This is the error I saw when I realised that my messages were not being signed – the DKIM headers were missing entirely.
dkimproxy.out: signing error: Error: cannot read /var/lib/dkimproxy/private.key: Permission denied
The Debian package installer gives this file read access by the ssl-cert
group and the dkimproxy
user is correctly added to the ssl-cert
group. However the process dkimproxy.out
runs as user:group dkimproxy:dkimproxy
, but the Perl process does not seem to be running with the effective group id that includes the secondary groups (see ‘man 3 initgroups
‘).
There are two simple fixes.

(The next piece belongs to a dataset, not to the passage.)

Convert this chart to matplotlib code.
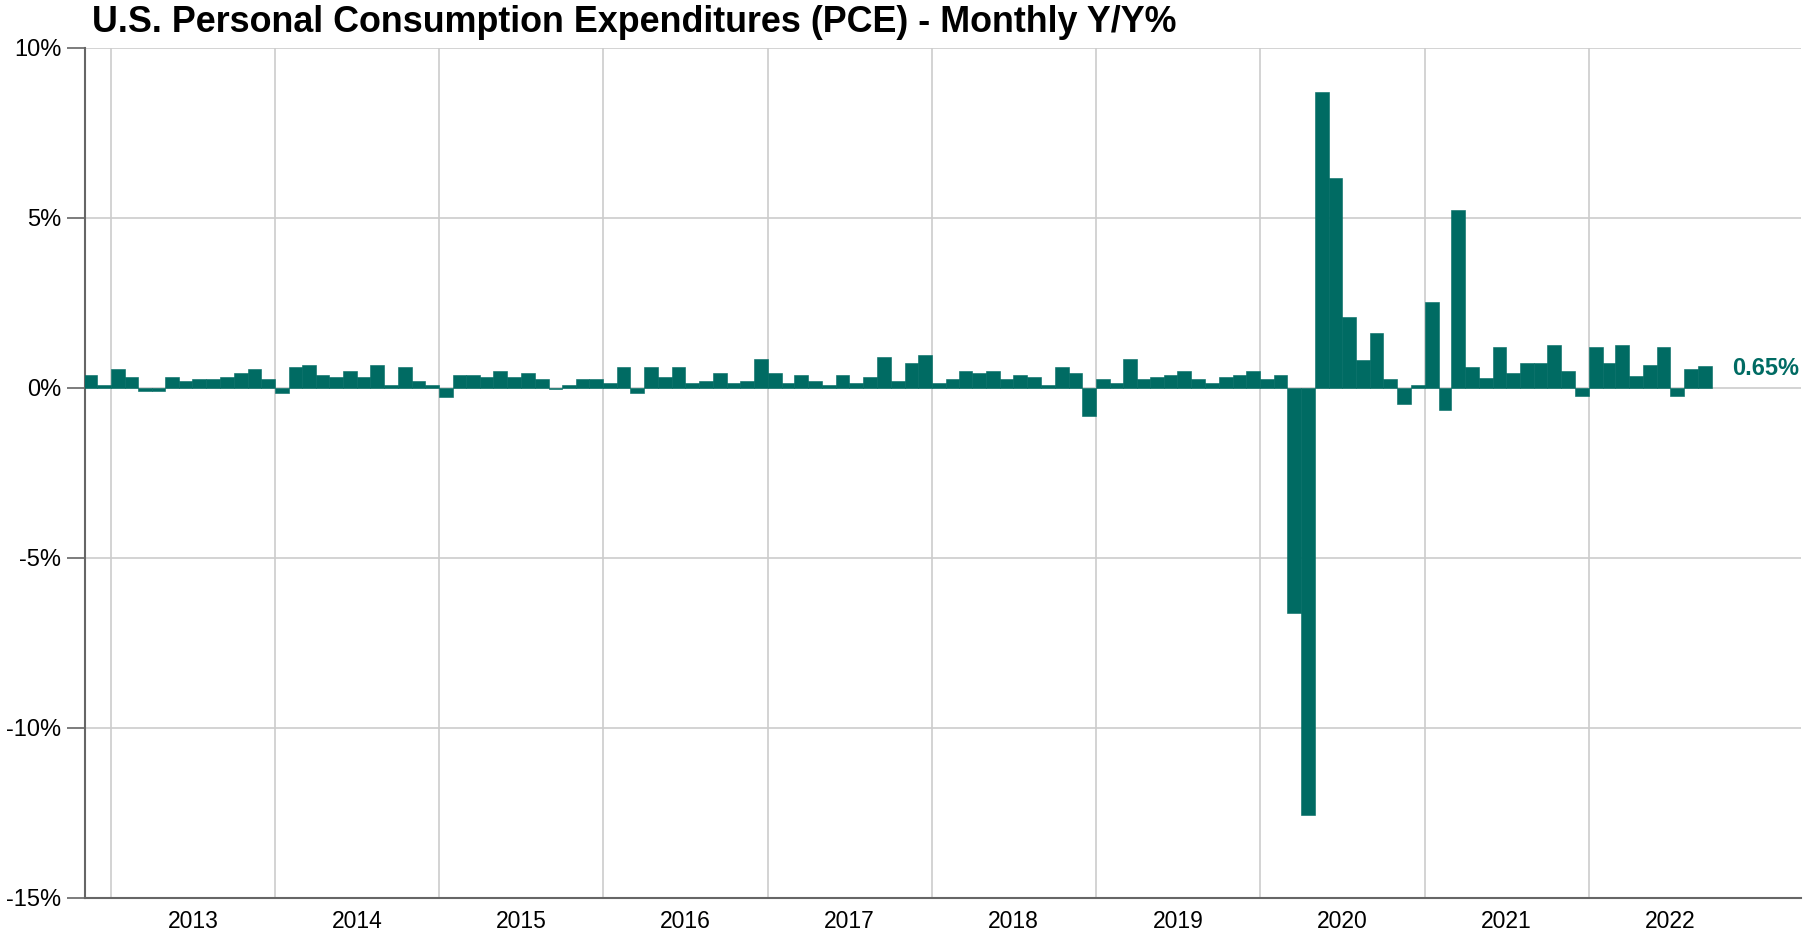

The first option is to change the group under which dkimproxy.out runs by editing /etc/default/dkimproxy to include the line: –
DKIMPROXYGROUP=ssl-cert
The second is to simply change the group ownership of the private key file: –
sudo chgrp dkimproxy /var/lib/dkimproxy/private.key
This second option is my favoured solution, because the proxy process gets no broader access to other files belonging to the ssl-cert group.
Re-send a message to test.
dkimproxy.out: DKIM signing - signed; message-id=<ca5e2aebc79d28a67 ...
Success! To check that the DKIM signature actually verifies, SparkPost have a really nice tool that provides an address to send to, and reports back any DKIM header problems with the emails you send there.